## WHAT YOU NEED TO DO
All lines below must be repeated exactly, with the pictures omitted.

## RECORDED DATA
-*-*-

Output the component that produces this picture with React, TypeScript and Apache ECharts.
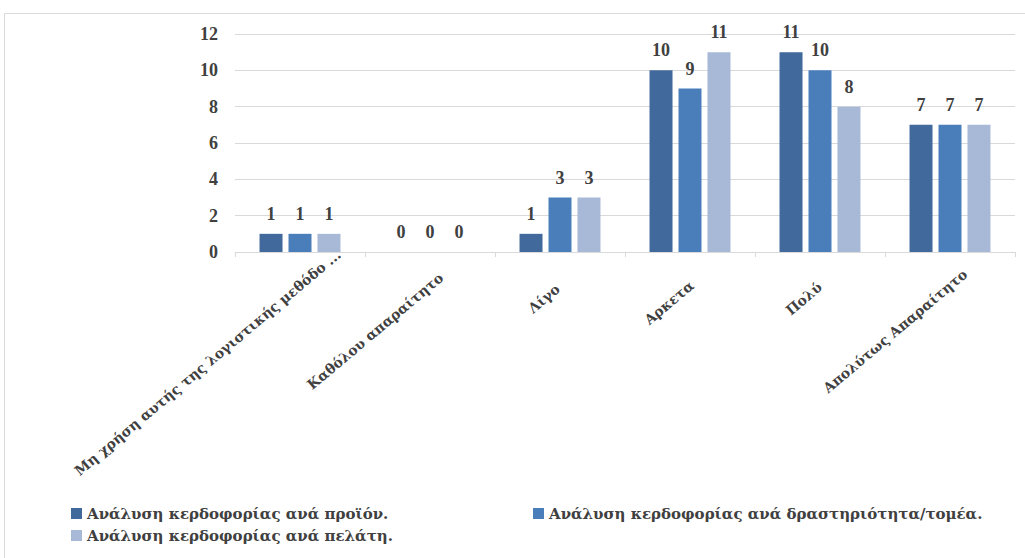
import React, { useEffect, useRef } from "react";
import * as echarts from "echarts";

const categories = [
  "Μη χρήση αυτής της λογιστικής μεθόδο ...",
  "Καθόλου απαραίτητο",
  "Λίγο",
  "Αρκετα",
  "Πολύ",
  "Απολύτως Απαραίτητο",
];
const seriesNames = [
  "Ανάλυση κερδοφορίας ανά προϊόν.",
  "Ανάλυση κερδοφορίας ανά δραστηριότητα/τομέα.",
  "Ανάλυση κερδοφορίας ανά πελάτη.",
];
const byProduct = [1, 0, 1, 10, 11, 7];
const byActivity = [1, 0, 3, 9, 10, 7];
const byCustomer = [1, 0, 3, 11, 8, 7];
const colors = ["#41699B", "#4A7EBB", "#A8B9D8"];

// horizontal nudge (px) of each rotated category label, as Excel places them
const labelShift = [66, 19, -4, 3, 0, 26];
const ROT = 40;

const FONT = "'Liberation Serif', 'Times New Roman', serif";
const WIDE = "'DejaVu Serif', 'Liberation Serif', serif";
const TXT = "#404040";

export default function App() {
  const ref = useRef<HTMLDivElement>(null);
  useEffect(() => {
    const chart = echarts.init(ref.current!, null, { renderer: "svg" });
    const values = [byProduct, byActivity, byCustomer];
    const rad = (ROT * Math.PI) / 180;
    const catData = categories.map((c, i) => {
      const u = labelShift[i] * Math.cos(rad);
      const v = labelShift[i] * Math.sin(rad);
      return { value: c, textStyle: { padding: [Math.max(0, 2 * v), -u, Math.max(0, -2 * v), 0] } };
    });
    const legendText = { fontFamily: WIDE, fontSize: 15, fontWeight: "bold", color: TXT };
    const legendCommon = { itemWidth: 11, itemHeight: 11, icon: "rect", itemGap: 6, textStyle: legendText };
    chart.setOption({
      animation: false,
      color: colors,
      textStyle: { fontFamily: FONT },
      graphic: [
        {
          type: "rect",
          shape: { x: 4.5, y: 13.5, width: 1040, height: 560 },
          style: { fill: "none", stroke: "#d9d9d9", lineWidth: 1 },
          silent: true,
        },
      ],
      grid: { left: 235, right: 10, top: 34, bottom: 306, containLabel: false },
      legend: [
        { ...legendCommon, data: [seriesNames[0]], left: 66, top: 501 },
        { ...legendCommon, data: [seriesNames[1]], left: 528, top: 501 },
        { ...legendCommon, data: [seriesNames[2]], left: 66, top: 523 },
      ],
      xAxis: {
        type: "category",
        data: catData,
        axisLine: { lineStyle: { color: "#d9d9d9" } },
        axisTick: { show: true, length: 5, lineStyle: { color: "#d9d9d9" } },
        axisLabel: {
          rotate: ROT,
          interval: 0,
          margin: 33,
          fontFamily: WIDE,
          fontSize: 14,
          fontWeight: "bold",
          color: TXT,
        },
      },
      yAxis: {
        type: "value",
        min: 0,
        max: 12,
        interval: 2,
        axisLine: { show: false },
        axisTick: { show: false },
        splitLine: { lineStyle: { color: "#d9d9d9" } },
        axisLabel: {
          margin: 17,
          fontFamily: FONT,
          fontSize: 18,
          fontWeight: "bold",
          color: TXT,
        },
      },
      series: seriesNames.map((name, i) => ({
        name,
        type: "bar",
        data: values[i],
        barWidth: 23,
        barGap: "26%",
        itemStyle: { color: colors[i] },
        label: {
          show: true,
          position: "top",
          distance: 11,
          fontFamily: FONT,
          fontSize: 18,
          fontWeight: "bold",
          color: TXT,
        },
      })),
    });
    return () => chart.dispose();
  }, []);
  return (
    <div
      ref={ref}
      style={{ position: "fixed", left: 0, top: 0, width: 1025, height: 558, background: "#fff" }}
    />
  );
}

-*-*-

## ANSWER IN FULL
Output the component that produces this picture with React, TypeScript and Apache ECharts.
import React, { useEffect, useRef } from "react";
import * as echarts from "echarts";

const categories = [
  "Μη χρήση αυτής της λογιστικής μεθόδο ...",
  "Καθόλου απαραίτητο",
  "Λίγο",
  "Αρκετα",
  "Πολύ",
  "Απολύτως Απαραίτητο",
];
const seriesNames = [
  "Ανάλυση κερδοφορίας ανά προϊόν.",
  "Ανάλυση κερδοφορίας ανά δραστηριότητα/τομέα.",
  "Ανάλυση κερδοφορίας ανά πελάτη.",
];
const byProduct = [1, 0, 1, 10, 11, 7];
const byActivity = [1, 0, 3, 9, 10, 7];
const byCustomer = [1, 0, 3, 11, 8, 7];
const colors = ["#41699B", "#4A7EBB", "#A8B9D8"];

// horizontal nudge (px) of each rotated category label, as Excel places them
const labelShift = [66, 19, -4, 3, 0, 26];
const ROT = 40;

const FONT = "'Liberation Serif', 'Times New Roman', serif";
const WIDE = "'DejaVu Serif', 'Liberation Serif', serif";
const TXT = "#404040";

export default function App() {
  const ref = useRef<HTMLDivElement>(null);
  useEffect(() => {
    const chart = echarts.init(ref.current!, null, { renderer: "svg" });
    const values = [byProduct, byActivity, byCustomer];
    const rad = (ROT * Math.PI) / 180;
    const catData = categories.map((c, i) => {
      const u = labelShift[i] * Math.cos(rad);
      const v = labelShift[i] * Math.sin(rad);
      return { value: c, textStyle: { padding: [Math.max(0, 2 * v), -u, Math.max(0, -2 * v), 0] } };
    });
    const legendText = { fontFamily: WIDE, fontSize: 15, fontWeight: "bold", color: TXT };
    const legendCommon = { itemWidth: 11, itemHeight: 11, icon: "rect", itemGap: 6, textStyle: legendText };
    chart.setOption({
      animation: false,
      color: colors,
      textStyle: { fontFamily: FONT },
      graphic: [
        {
          type: "rect",
          shape: { x: 4.5, y: 13.5, width: 1040, height: 560 },
          style: { fill: "none", stroke: "#d9d9d9", lineWidth: 1 },
          silent: true,
        },
      ],
      grid: { left: 235, right: 10, top: 34, bottom: 306, containLabel: false },
      legend: [
        { ...legendCommon, data: [seriesNames[0]], left: 66, top: 501 },
        { ...legendCommon, data: [seriesNames[1]], left: 528, top: 501 },
        { ...legendCommon, data: [seriesNames[2]], left: 66, top: 523 },
      ],
      xAxis: {
        type: "category",
        data: catData,
        axisLine: { lineStyle: { color: "#d9d9d9" } },
        axisTick: { show: true, length: 5, lineStyle: { color: "#d9d9d9" } },
        axisLabel: {
          rotate: ROT,
          interval: 0,
          margin: 33,
          fontFamily: WIDE,
          fontSize: 14,
          fontWeight: "bold",
          color: TXT,
        },
      },
      yAxis: {
        type: "value",
        min: 0,
        max: 12,
        interval: 2,
        axisLine: { show: false },
        axisTick: { show: false },
        splitLine: { lineStyle: { color: "#d9d9d9" } },
        axisLabel: {
          margin: 17,
          fontFamily: FONT,
          fontSize: 18,
          fontWeight: "bold",
          color: TXT,
        },
      },
      series: seriesNames.map((name, i) => ({
        name,
        type: "bar",
        data: values[i],
        barWidth: 23,
        barGap: "26%",
        itemStyle: { color: colors[i] },
        label: {
          show: true,
          position: "top",
          distance: 11,
          fontFamily: FONT,
          fontSize: 18,
          fontWeight: "bold",
          color: TXT,
        },
      })),
    });
    return () => chart.dispose();
  }, []);
  return (
    <div
      ref={ref}
      style={{ position: "fixed", left: 0, top: 0, width: 1025, height: 558, background: "#fff" }}
    />
  );
}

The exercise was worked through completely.